For the employer to be in a position to pay the benefits in a defined benefit scheme, the employer must comply with the minimum funding requirement (MFR) that will, if attained, ensure that were the scheme discontinued it would have sufficient assets to secure all pensions in payment as well as pay transfer values in the form of a cash equivalent transfer value (CETV) for all those members not yet in receipt of a pension income.

At the normal retirement age (NRA) the member will have the option for a deferred pension if the income is not needed, take a pension income only, take a pension income and commute to a tax free lump sum or select a pension transfer to a money purchase scheme such as a personal pension for a more flexible income arrangement. In the event of the death of the member the scheme rules will indicate the extent of survivors' pension rights but this will usually be expressed as a fraction of the members final salary.

Pension annuity
Unlike final salary schemes where the benefits are defined by the employers pension scheme, an employer's money purchase scheme accumulates a pension fund for each employee via an life company. At retirement the employer can accept the life company's compulsory purchase annuity (or pension annuities) that will guarantee the pension income. By purchasing annuities the individual will participate in the mortality profit that is partly distributed by providers to annuitants. A private pension scheme such as a personal pension or stakeholder pension will have a pension fund value where the proceeds must be used to purchase annuities.

Introduced in the Finance Act 1978, modern pensions will also offer the member an open market option. The open market option allows the member to transfer their pension fund from one Life Assurance company to another to achieve a higher annuity rate. The member must exercise an open market option before any benefits are drawn from the existing Life Assurance company in the form of an income or lump sum. Subsequent to exercising an open market option the member must apply the transferred funds to a compulsory purchase annuity.

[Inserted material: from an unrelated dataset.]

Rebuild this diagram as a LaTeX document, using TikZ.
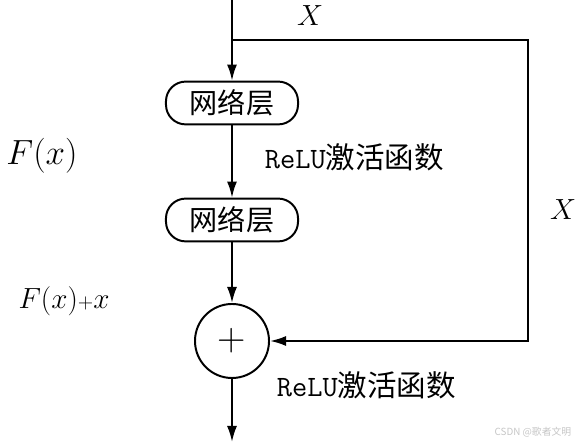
\documentclass[tikz,border=0pt]{standalone}
\usepackage{fontspec}
\newfontfamily\cjk{Noto Sans CJK SC}
\usetikzlibrary{arrows.meta,positioning}

\begin{document}
\begin{tikzpicture}[x=0.025cm, y=-0.025cm,
    line width=1.4pt,
    arrowLine/.style={-{Latex[length=4mm, width=2.5mm]}},
    layerBox/.style={draw, rounded corners=14pt, minimum width=3.3cm, minimum height=1.07cm, inner sep=0pt, font=\fontsize{20}{24}\selectfont\cjk},
    sumCircle/.style={draw, circle, minimum size=1.85cm, inner sep=0pt, font=\fontsize{28}{32}\selectfont},
    mathLabel/.style={font=\fontsize{22}{26}\selectfont},
    bigMath/.style={font=\fontsize{25}{29}\selectfont},
    reluLabel/.style={anchor=west, inner sep=0pt, font=\fontsize{21}{25}\selectfont}
]
    \useasboundingbox (0,0) rectangle (580,444);

    % Main path
    \coordinate (input) at (232,0);
    \coordinate (split) at (232,40);
    \coordinate (turnA) at (528,40);
    \coordinate (turnB) at (528,341);
    \coordinate (output) at (232,442);

    \node[layerBox] (layer1) at (232,103) {网络层};
    \node[layerBox] (layer2) at (232,220) {网络层};
    \node[sumCircle] (sum) at (232,341) {+};

    \draw[arrowLine] (input) -- (layer1);
    \draw[arrowLine] (layer1) -- (layer2);
    \draw[arrowLine] (layer2) -- (sum);
    \draw[arrowLine] (sum) -- (output);

    % Shortcut
    \draw[arrowLine] (split) -- (turnA) -- (turnB) -- (sum.east);

    % Labels
    \node[mathLabel] (xTop) at (310,16) {$X$};
    \node[mathLabel] (xRight) at (563,210) {$X$};
    \node[bigMath] (fx) at (42,156) {$F(x)$};
    \node[mathLabel] (fxx) at (64,301) {$F(x){\scriptstyle +}x$};
    \node[reluLabel] (relu1) at (264,157) {\ttfamily ReLU\cjk 激活函数};
    \node[reluLabel] (relu2) at (276,385) {\ttfamily ReLU\cjk 激活函数};

    % Watermark
    \node[anchor=east, text=gray!45, font=\fontsize{7}{8}\selectfont\cjk] (mark) at (577,432) {CSDN @歌者文明};
\end{tikzpicture}
\end{document}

A maturing defined contribution pension fund can initially withdraw a proportion of this fund up to a maximum of 25.0% as a tax free lump sum, however the balance must be applied to a pension annuity to provide a pension income for the life of the annuitant. Usually under the terms of the pension, the Trustees for the benefit of the annuitant purchase this annuity. Annuities can be written as a joint life annuity and therefore provide the surviving spouse with an income for life or survivors pension. The value of this income can only be determined at the outset but is typically half or 2/3rds of the original annuity. Before making a decision regarding a pension income, learn more about annuities, compare annuity rates and secure a personalised annuity quote offering guaranteed rates.

The resulting pension for the member and eventually the surviving spouse is considered by the Inland Revenue to be relevant earnings and will be taxed as earned income. The amount of pension income will be influenced by;

The members age;
Duration and contribution to all pensions;
Annuity rates at that time;
Whether the future income has RPI escalation to protect against inflation at say the retail price index;
Expected good health or otherwise of the member.

Where an individual is suffering from a critical illness, an impaired life annuity will enhance the pension income if underwriting can expect a detrimental impact on life expectancy of the individual compared to the mortality tables.

Life annuity
A scheme member could create more pension income at retirement age by applying their commuted tax free lump sum to a purchased life annuity. These annuities are purchased by a private individual with a lump sum usually ceasing on the death of the annuitant, although it is possible to protect the original lump sum by adding capital protection.

Under section 656 of the Income and Corporation Taxes Act 1988 (ICTA) part of the income is regarded as a return of capital that is free of tax but the interest element will be taxable. This annuity taxation can be compared to a compulsory purchase annuity for a pension where all the income is taxed as earned income.